January 18 Tuesday — William Dean Howells wrote from NYC to Sam.
Dear Clemens: / While your wonderful words are warm in my mind yet, I want to tell you what you know already; that you never wrote anything greater, finer, than that turning-point paper of yours.
I shall feel it honor enough if they put on my tombstone, "He was born in the same Century and general Section of middle western Country with Dr. S. L. Clemens, Oxon., and had his Degree three years before him through a mistake of the University.”
I hope you are worse. You will never be riper for a purely intellectual life again.* Yours ever
W.D. Howells.
* and it is a pity to have you dragging along with a wornout material body on top of your soul [MTHL 2: 851]. Notes. On Jan. 21 Clemens sent this letter to Paine.
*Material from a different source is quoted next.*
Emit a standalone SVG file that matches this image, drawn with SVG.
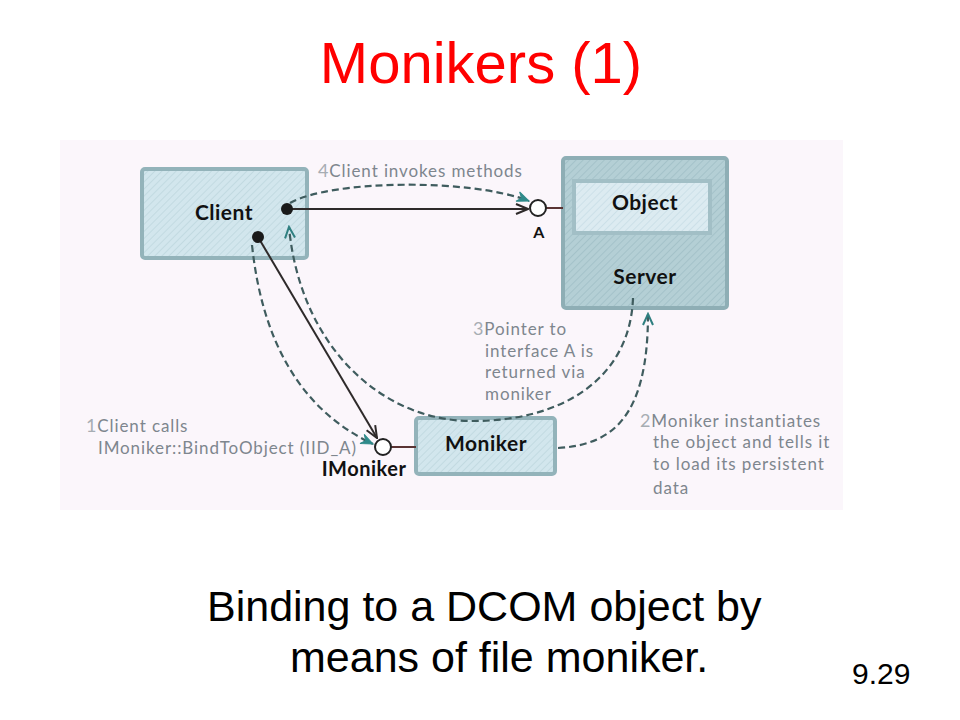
<svg xmlns="http://www.w3.org/2000/svg" width="960" height="720" viewBox="0 0 960 720">
<style>
.title{font-family:"Liberation Sans",Arial,sans-serif;font-size:58px;fill:#ff0000}
.cap{font-family:"Liberation Sans",Arial,sans-serif;font-size:43px;fill:#000}
.num{font-family:"Liberation Sans",Arial,sans-serif;font-size:30px;fill:#000}
.lbl{font-family:Lato,"Open Sans",sans-serif;font-size:17px;letter-spacing:0.9px;fill:#7e868e}
.n{fill:#a7adb3;font-size:18px}
.node{font-family:Lato,"Open Sans",sans-serif;font-size:21px;letter-spacing:0.5px;font-weight:bold;fill:#111}
.iface{font-family:Lato,"Open Sans",sans-serif;font-size:20px;letter-spacing:0.5px;font-weight:bold;fill:#111}
.dash{fill:none;stroke:#3f5c5e;stroke-width:2.2;stroke-dasharray:7 4}
.solid{fill:none;stroke:#2e2a2a;stroke-width:2}
.stub{fill:none;stroke:#5a3434;stroke-width:2}
.ring{fill:#fff;stroke:#222;stroke-width:2}
.dot{fill:#1a1a1a}
</style>
<defs>
<pattern id="hatchL" width="5" height="5" patternUnits="userSpaceOnUse" patternTransform="rotate(45)">
<rect width="5" height="5" fill="#d2e6ed"/>
<line x1="0" y1="0" x2="0" y2="5" stroke="#bdd6de" stroke-width="1.5"/>
</pattern>
<pattern id="hatchD" width="5" height="5" patternUnits="userSpaceOnUse" patternTransform="rotate(45)">
<rect width="5" height="5" fill="#b4cfd5"/>
<line x1="0" y1="0" x2="0" y2="5" stroke="#9fbec5" stroke-width="1.5"/>
</pattern>
<pattern id="hatchO" width="5" height="5" patternUnits="userSpaceOnUse" patternTransform="rotate(45)">
<rect width="5" height="5" fill="#dcebf1"/>
<line x1="0" y1="0" x2="0" y2="5" stroke="#c7dde5" stroke-width="1.5"/>
</pattern>
<marker id="arrS" markerUnits="userSpaceOnUse" markerWidth="14" markerHeight="12" refX="13" refY="6" orient="auto">
<path d="M1,1 L13,6 L1,11" fill="none" stroke="#2e2a2a" stroke-width="2"/>
</marker>
<marker id="arrT" markerUnits="userSpaceOnUse" markerWidth="14" markerHeight="12" refX="13" refY="6" orient="auto">
<path d="M1,1 L13,6 L1,11 L5,6 Z" fill="#2f8a8a" stroke="#2f8a8a" stroke-width="1"/>
</marker>
<marker id="arrV" markerUnits="userSpaceOnUse" markerWidth="14" markerHeight="12" refX="12" refY="6" orient="auto">
<path d="M1,1 L12,6 L1,11" fill="none" stroke="#2f7f80" stroke-width="2"/>
</marker>
</defs>

<rect width="960" height="720" fill="#fff"/>
<text class="title" x="481" y="83" text-anchor="middle">Monikers (1)</text>

<rect x="60" y="140" width="783" height="370" fill="#fbf6fb"/>

<g id="client">
<rect x="142" y="169" width="165" height="89" rx="3" fill="url(#hatchL)" stroke="#93b3ba" stroke-width="4"/>
<text class="node" x="224" y="220" text-anchor="middle">Client</text>
</g>

<g id="server">
<rect x="563" y="158" width="164" height="150" rx="3" fill="url(#hatchD)" stroke="#8eaeb5" stroke-width="4"/>
<rect x="574" y="181" width="136" height="52" fill="url(#hatchO)" stroke="#a2bfc6" stroke-width="4"/>
<text class="node" x="645" y="210" text-anchor="middle">Object</text>
<text class="node" x="645" y="284" text-anchor="middle">Server</text>
</g>

<g id="moniker">
<rect x="416" y="418" width="139" height="56" rx="3" fill="url(#hatchL)" stroke="#93b3ba" stroke-width="4"/>
<text class="node" x="486" y="451" text-anchor="middle">Moniker</text>
</g>

<g id="interfaceA">
<line class="stub" x1="546" y1="208" x2="563" y2="208"/>
<circle class="ring" cx="538" cy="208" r="8"/>
<text class="iface" x="539" y="238" text-anchor="middle" style="font-size:16px">A</text>
</g>

<g id="interfaceIMoniker">
<line class="stub" x1="391" y1="447" x2="416" y2="447"/>
<circle class="ring" cx="383" cy="447" r="8"/>
<text class="iface" x="364" y="476" text-anchor="middle">IMoniker</text>
</g>

<g id="connectors">
<path class="solid" d="M287,209 L528,209" marker-end="url(#arrS)"/>
<path class="solid" d="M258,237 L377,438" marker-end="url(#arrS)"/>
<path class="dash" d="M290,203 C330,180 470,178 529,201" marker-end="url(#arrT)"/>
<path class="dash" d="M252,245 C262,340 300,410 373,444" marker-end="url(#arrT)"/>
<path class="dash" d="M633,298 C630,380 560,422 470,421 C380,420 300,345 289,227" marker-end="url(#arrV)"/>
<path class="dash" d="M558,448 C610,445 648,420 648,314" marker-end="url(#arrV)"/>
<circle class="dot" cx="287" cy="209" r="6"/>
<circle class="dot" cx="258" cy="237" r="6"/>
</g>

<g id="labels">
<text class="lbl" x="318" y="177"><tspan class="n">4</tspan>Client invokes methods</text>
<text class="lbl" x="473" y="335"><tspan class="n">3</tspan>Pointer to</text>
<text class="lbl" x="485" y="357">interface A is</text>
<text class="lbl" x="485" y="378">returned via</text>
<text class="lbl" x="485" y="400">moniker</text>
<text class="lbl" x="640" y="427"><tspan class="n">2</tspan>Moniker instantiates</text>
<text class="lbl" x="653" y="448">the object and tells it</text>
<text class="lbl" x="653" y="470">to load its persistent</text>
<text class="lbl" x="653" y="494">data</text>
<text class="lbl" x="86" y="432"><tspan class="n">1</tspan>Client calls</text>
<text class="lbl" x="98" y="454">IMoniker::BindToObject (IID_A)</text>
</g>

<text class="cap" x="207" y="621">Binding to a DCOM object by</text>
<text class="cap" x="290" y="672">means of file moniker.</text>
<text class="num" x="852" y="684">9.29</text>
</svg>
He wrote on it, “I reckon this spontaneous outburst by the first critic of the day is good to keep, ain’t it Paine?” He asked if Paine would send Howells’ letter to Clara. Harper's Bazar published a series by various persons, “The Turning-Point in My Life. The source notes that Sam’s contribution “is notable as the first widely-circulated exposition of Mark Twain’s determinist philosophy, and as an emphatic assertion of the view that the most important thing in his life was ‘its literary feature” [n.1].
Edward B. Hooker, M.D. wrote from Hartford to offer condolences [MTP].